Four frosty fall nights in the foothills of Alberta and a stones throw from the eastern slope of the Canadian Rockies, those plates spoke loud and clear. Wyoming, New Mexico, Arizona, California, British Columbia, Nevada, Colorado, Montana and the list goes on. Hardcore Tyson fans weren’t going to miss out on this special occasion, where tape would be capturing shows comprised of songs that have long been chiseled in stone, plus a handful of new offerings that confirm the artist is still as much of a driven, creative force as he’s ever been.

Not only is the material inspired - Tyson’s story-telling skills are just as sharp or sharper as the days when he was penning country anthems like Someday Soon and Summer Wages - check out his singing, which long ago set the bar in folk and country circles. His vocals are as emotionally charged as they’ve ever been, and still show a remarkable range and deadly accuracy in the delivery department. Not bad for an artist, who, at the age of 68 could easily be resting on past glories, trotting out a greatest hits package night after night, for those audiences who rightfully consider him to be the champion when it comes to expressing cowboy culture through music.

His interesting glimpses into the ages old theme of relationships, or the detailed and alluring portraits of characters he introduces us to, so succinctly yet vividly, are the combined strokes of a master who has been at the top of his game for a long time, and one who isn’t about to settle for anything less. Just check out the new numbers that are interspersed throughout this live collection, his first as a solo artist.

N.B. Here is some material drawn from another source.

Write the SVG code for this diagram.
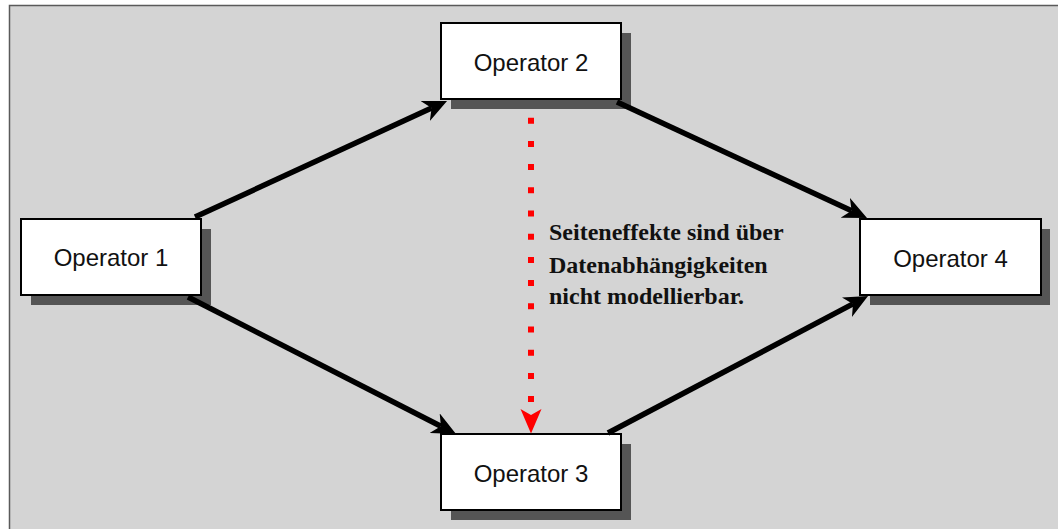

Songs like Desert Motel, Sorta Together, Somewhere In The Rubies and High Plains Town are going to be on the Tyson request lists for years to come.

In essence, this album is an overview of his last twenty or so years of work. The fuse for this fascinating chapter was lit via a critically acclaimed disc titled Old Corrals and Sagebrush. It was an album recorded on his ranch a couple of years after he moved back west, in fact not far from the community hall where the material heard on this album was performed.

So for these shows, Tyson pulled the best of the best together, from albums like the platinum selling Cowboyography, to I Outgrew The Wagon, Eighteen Inches of Rain, and his most recent studio effort Lost Herd.

The time was also right to document the sound of the acoustic trio setting he’s been working in for a few years now. With the two Gords, guitarist Matthews and bassist Maxwell, Ian Tyson has created yet another perfect foundation to set his musical gems in. Not that anyone should be surprised, given the great studio bands he’s assembled over the years, or editions of groundbreaking outfits like the Great Speckled Bird and The Chinook Arch Riders that toured with him, both north and south of the border. 

The trio was also joined at the intimate community hall concerts by a couple of Tyson alumni on select cuts, so the names Myran Szott (fiddle) and Thom Moon (drums), will be familiar names to any longtime Tyson fans. Trumpeter Al Muirhead is the other musical friend who made an appearance for the shows.

A special occasion, very special songs from an artist who is an icon in contemporary country, folk and western music, and those extremely appreciative audiences that were in part made up of fans and friends who traveled extraordinary distances, combined for the kind of live recording so many of us have been requesting for a few years now.

Live At Longview, it’s guaranteed to stand right up there with the best in Ian Tyson’s brilliant and acclaimed volume of recorded work, and that’s sayin’ something. Just put it on and in short order you'll feel like you just pulled up next to the Longview Community Hall.